+++ STORED RECORDS +++
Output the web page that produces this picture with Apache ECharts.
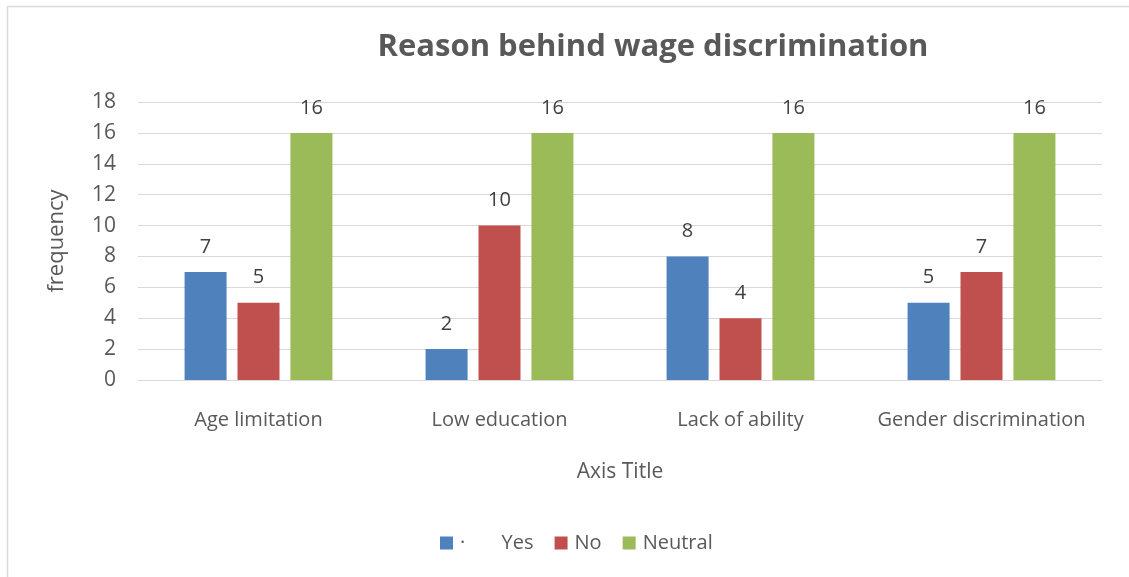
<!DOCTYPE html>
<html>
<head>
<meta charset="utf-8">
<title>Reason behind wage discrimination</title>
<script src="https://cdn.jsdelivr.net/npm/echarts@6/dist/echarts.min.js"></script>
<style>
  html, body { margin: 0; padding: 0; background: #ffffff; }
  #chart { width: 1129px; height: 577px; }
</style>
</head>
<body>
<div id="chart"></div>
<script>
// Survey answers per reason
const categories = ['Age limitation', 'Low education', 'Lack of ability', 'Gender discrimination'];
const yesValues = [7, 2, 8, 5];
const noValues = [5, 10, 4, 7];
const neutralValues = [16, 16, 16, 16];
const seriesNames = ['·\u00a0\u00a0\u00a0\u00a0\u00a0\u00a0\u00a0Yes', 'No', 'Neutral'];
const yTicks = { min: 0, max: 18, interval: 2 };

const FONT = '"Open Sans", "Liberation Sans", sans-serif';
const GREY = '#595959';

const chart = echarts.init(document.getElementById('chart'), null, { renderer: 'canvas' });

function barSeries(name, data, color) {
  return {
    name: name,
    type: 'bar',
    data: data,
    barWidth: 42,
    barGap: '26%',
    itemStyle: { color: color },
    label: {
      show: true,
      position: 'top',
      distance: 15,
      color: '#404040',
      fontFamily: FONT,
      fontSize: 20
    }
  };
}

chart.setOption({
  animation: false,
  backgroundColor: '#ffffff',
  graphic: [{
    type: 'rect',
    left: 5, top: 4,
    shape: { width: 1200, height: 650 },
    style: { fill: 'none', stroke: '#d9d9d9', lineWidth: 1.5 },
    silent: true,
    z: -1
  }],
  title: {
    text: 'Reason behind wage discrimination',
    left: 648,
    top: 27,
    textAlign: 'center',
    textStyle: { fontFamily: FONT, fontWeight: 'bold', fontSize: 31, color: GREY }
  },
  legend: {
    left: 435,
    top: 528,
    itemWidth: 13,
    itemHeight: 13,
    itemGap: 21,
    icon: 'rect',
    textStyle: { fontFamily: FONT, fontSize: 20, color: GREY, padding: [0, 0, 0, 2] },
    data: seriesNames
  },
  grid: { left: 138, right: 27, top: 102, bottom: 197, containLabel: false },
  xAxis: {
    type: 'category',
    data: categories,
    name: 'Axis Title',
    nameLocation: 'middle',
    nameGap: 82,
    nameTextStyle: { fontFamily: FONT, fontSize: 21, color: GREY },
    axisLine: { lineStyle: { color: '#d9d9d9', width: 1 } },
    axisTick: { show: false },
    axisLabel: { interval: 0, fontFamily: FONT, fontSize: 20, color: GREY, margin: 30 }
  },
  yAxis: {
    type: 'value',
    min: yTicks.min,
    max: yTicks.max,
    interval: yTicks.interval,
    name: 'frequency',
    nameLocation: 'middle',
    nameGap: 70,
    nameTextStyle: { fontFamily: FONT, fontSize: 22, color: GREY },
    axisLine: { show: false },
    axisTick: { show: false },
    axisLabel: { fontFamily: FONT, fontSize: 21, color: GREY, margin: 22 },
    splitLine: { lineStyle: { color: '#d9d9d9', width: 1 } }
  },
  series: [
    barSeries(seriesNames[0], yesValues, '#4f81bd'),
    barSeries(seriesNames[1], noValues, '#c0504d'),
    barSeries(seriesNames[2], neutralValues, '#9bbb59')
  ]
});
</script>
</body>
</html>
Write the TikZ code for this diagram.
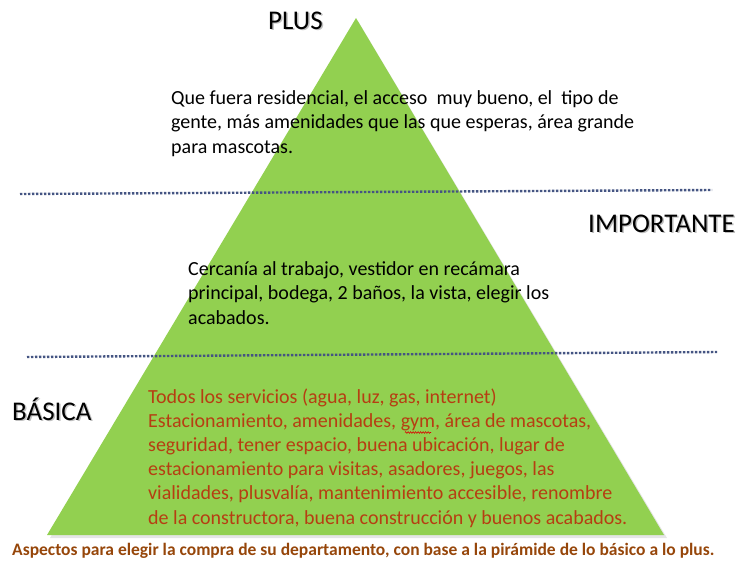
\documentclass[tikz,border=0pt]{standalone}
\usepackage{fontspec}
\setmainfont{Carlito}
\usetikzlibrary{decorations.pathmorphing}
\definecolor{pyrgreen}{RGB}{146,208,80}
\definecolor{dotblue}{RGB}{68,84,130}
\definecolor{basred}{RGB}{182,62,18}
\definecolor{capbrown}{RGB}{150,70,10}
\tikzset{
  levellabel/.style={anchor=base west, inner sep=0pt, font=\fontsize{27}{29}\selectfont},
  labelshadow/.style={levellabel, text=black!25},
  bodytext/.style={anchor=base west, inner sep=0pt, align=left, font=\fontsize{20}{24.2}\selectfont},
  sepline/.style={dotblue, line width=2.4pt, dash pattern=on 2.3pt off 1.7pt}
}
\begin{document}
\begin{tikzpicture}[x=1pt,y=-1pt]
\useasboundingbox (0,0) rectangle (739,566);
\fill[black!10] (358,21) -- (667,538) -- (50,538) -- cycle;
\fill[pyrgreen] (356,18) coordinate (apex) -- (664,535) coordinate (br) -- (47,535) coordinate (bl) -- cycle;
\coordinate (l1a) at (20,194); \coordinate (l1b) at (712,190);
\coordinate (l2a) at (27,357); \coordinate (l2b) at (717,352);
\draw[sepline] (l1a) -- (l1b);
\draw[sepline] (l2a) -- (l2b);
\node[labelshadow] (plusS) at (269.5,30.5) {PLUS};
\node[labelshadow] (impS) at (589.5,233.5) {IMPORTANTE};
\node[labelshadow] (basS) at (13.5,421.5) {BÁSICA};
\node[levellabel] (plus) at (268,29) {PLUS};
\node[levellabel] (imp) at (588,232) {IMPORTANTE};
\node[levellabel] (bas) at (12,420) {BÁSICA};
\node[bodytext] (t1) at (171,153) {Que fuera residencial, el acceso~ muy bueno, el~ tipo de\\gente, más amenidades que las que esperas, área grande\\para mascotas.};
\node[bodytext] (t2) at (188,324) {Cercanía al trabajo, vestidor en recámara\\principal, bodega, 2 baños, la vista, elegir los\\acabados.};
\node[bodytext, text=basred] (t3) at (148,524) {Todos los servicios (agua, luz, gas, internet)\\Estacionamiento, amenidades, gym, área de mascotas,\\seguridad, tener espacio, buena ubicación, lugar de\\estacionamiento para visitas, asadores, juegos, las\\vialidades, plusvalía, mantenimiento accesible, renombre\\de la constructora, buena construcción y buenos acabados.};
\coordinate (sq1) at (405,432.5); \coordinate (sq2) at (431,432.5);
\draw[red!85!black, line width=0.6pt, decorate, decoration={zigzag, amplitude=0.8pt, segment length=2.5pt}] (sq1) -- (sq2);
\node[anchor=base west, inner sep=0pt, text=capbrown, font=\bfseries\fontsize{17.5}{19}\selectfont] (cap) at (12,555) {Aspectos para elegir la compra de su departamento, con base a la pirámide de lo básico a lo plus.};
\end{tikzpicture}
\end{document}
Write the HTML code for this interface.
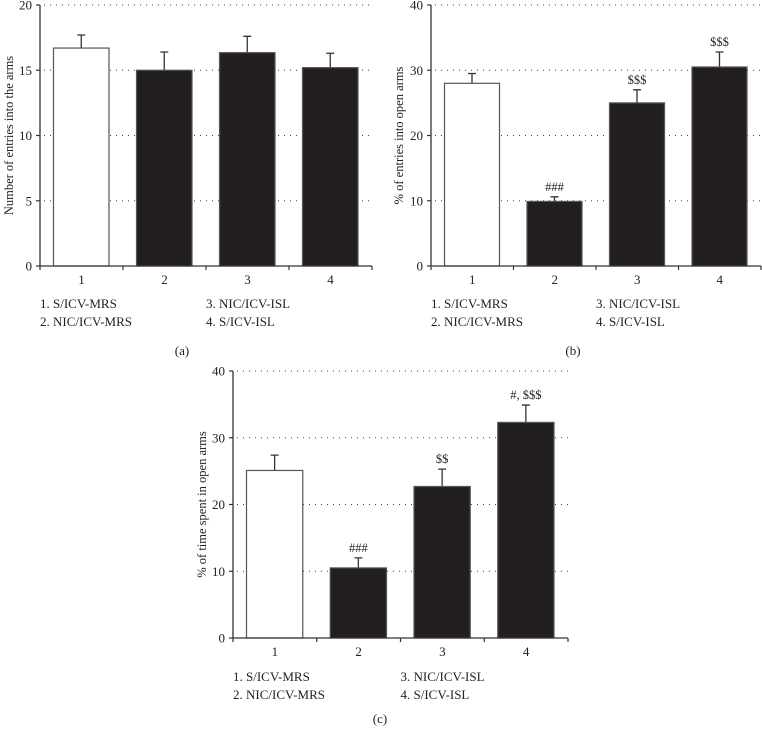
+++
# WHAT YOU NEED TO DO:
Quote the records above exactly, from the first line through the line containing "const GREY = '#595959';", and leave out the pictures.

# SOLUTION TO THIS TASK:
Output the web page that produces this picture with Apache ECharts.
<!DOCTYPE html>
<html>
<head>
<meta charset="utf-8">
<title>Reason behind wage discrimination</title>
<script src="https://cdn.jsdelivr.net/npm/echarts@6/dist/echarts.min.js"></script>
<style>
  html, body { margin: 0; padding: 0; background: #ffffff; }
  #chart { width: 1129px; height: 577px; }
</style>
</head>
<body>
<div id="chart"></div>
<script>
// Survey answers per reason
const categories = ['Age limitation', 'Low education', 'Lack of ability', 'Gender discrimination'];
const yesValues = [7, 2, 8, 5];
const noValues = [5, 10, 4, 7];
const neutralValues = [16, 16, 16, 16];
const seriesNames = ['·\u00a0\u00a0\u00a0\u00a0\u00a0\u00a0\u00a0Yes', 'No', 'Neutral'];
const yTicks = { min: 0, max: 18, interval: 2 };

const FONT = '"Open Sans", "Liberation Sans", sans-serif';
const GREY = '#595959';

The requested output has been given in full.